Scotland has several classes of judge who sit in the various courts of Scotland, and led by the Lord President of the Court of Session who is head of the Scottish judiciary by virtue of Section 2 of the Judiciary and Courts (Scotland) Act 2008. The second most senior judge is the Lord Justice Clerk, and together with the senators they constitute the College of Justice. The Senators are referred to as Lords of Council and Session when sitting in civil cases, and Lords Commissioners of Justiciary when sitting in criminal cases.

The sheriff courts are presided over by the sheriffs principal, sheriffs, and summary sheriffs. They will preside over both civil and criminal cases.

The most junior judges are the justices of the peace who preside over minor criminal matters in the justice of the peace courts.

===Legal profession===
The Scottish legal profession has two main branches, advocates and solicitors.

Advocates, the equivalent of the English barristers, belong to the Faculty of Advocates which distinguishes between junior counsel and senior counsel, the latter being designated King's or Queen's Counsel. Advocates specialise in presenting cases before Scottish courts and tribunals, with near-exclusive rights of audience, and in giving legal opinions. They usually receive instructions indirectly from clients through solicitors, though in many circumstances they can be instructed directly by members of certain professional associations.

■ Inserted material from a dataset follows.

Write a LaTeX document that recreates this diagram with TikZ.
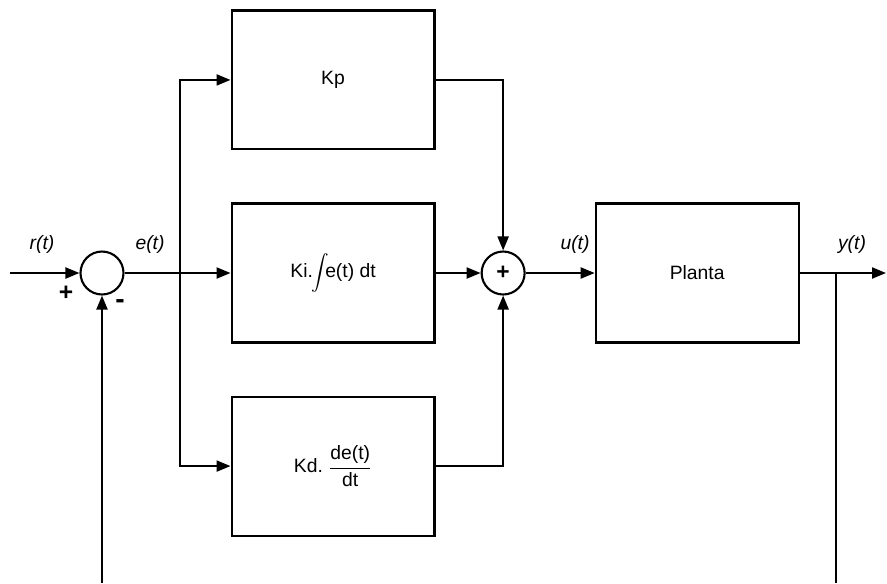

Solicitors are members of the Law Society of Scotland and deal directly with their clients in all sorts of legal affairs. In the majority of cases they present their client's case to the court, and while traditionally they did not have the right to appear before the higher courts, since 1992 they have been able to apply for extended rights, becoming known as solicitor advocates. Notaries public, unlike their continental equivalent, are not members of a separate profession; they must be solicitors, and most solicitors are also notaries.

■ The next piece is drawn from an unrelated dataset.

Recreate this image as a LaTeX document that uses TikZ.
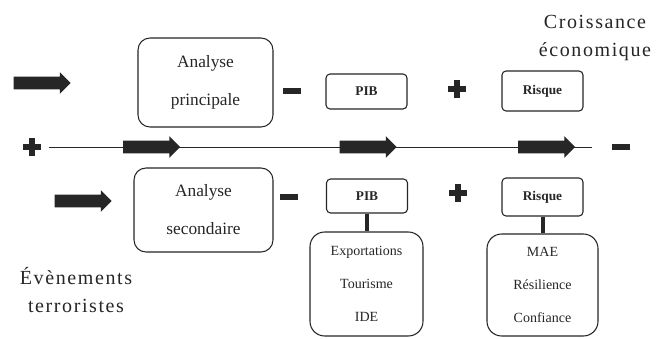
\documentclass[tikz,border=0pt]{standalone}
\usepackage{fontspec}
\setmainfont{Liberation Serif}
\newfontfamily\spacedfont[LetterSpace=8]{Liberation Serif}
\usetikzlibrary{shapes.arrows,positioning}

\begin{document}
\begin{tikzpicture}[
    x=0.75pt, y=-0.75pt,
    ink/.style={draw=black!85},
    box/.style={rectangle, draw=black!85, line width=0.8pt, align=center,
                inner sep=0pt, text=black!85},
    bigbox/.style={box, rounded corners=9pt, font=\fontsize{13}{28.5}\selectfont},
    smallbox/.style={box, rounded corners=3pt, minimum width=60.75pt,
                     font=\fontsize{10}{12}\selectfont\bfseries},
    listbox/.style={box, rounded corners=11pt, font=\fontsize{10.5}{24.75}\selectfont},
    fat/.style={single arrow, fill=black!85, inner xsep=0pt, inner ysep=4.5pt,
                minimum height=42.75pt, single arrow head extend=3.4pt},
    bar/.style={fill=black!85, inner sep=0pt, minimum width=14pt, minimum height=5pt},
    title/.style={align=center, text=black!85, font=\fontsize{15}{21}\spacedfont}
  ]
    \useasboundingbox[fill=white] (0,0) rectangle (657,339);

    % axis
    \coordinate (l0) at (49,147);
    \coordinate (l1) at (592,147);
    \draw[ink, line width=0.6pt] (l0) -- (l1);
    \foreach \n/\x in {a1/148.5, a2/365, a3/543.5}
      \node[fat] (\n) at (\x,147) {};
    \node[bar] (plusl) at (32,147) {};
    \node[bar, rotate=90] (plusl-v) at (plusl) {};
    \node[bar] (minusr) at (621,147) {};

    % upper row
    \node[fat] (arrtop) at (39,83) {};
    \node[bigbox, minimum width=101.25pt, minimum height=66.75pt] (princ) at (205.5,82.5)
      {Analyse\\principale};
    \node[bar] (minus1) at (292,91) {};
    \node[smallbox, minimum height=26.25pt] (pib1) at (366.5,91.5) {PIB};
    \node[bar] (plus1) at (457,89) {};
    \node[bar, rotate=90] (plus1-v) at (plus1) {};
    \node[smallbox, minimum height=30pt] (risk1) at (542.5,91) {Risque};
    \node[title] (grow) at (595,38) {Croissance\\économique};

    % lower row
    \node[fat] (arrlow) at (80,201) {};
    \node[bigbox, minimum width=104.25pt, minimum height=63pt] (sec) at (203.5,210)
      {Analyse\\secondaire};
    \node[bar] (minus2) at (289,197) {};
    \node[smallbox, minimum height=25.5pt] (pib2) at (367,196) {PIB};
    \node[bar] (plus2) at (458,193) {};
    \node[bar, rotate=90] (plus2-v) at (plus2) {};
    \node[smallbox, minimum height=28.5pt] (risk2) at (542.5,197) {Risque};
    \node[listbox, minimum width=84.75pt, minimum height=78pt] (pibsub) at (366.5,284)
      {Exportations\\Tourisme\\IDE};
    \node[listbox, minimum width=83.25pt, minimum height=76.5pt] (risksub) at (542.5,285)
      {MAE\\Résilience\\Confiance};
    \node[title] (terror) at (76,290) {Évènements\\terroristes};

    \foreach \a/\b in {pib2/pibsub, risk2/risksub}
      \draw[ink, line width=3pt] (\a.south) -- (\a.south |- \b.north);
  \end{tikzpicture}
\end{document}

The Scottish Law Agents Society (SLAS) is a voluntary, national body representing solicitors in Scotland, operating independently under a royal charter. SLAS focuses solely on representation, avoiding conflicts of interest tied to regulation. SLAS addresses issues affecting solicitors, advocating for the profession's independence, and responding to reforms like the Regulation of Legal Services (Scotland) Bill 2023. As of 2023, the president of the Scottish Law Agents' Society is Mr Darren Murdoch, a solicitor based at Waddell and Mackinosh law firm in Troon, Ayrshire.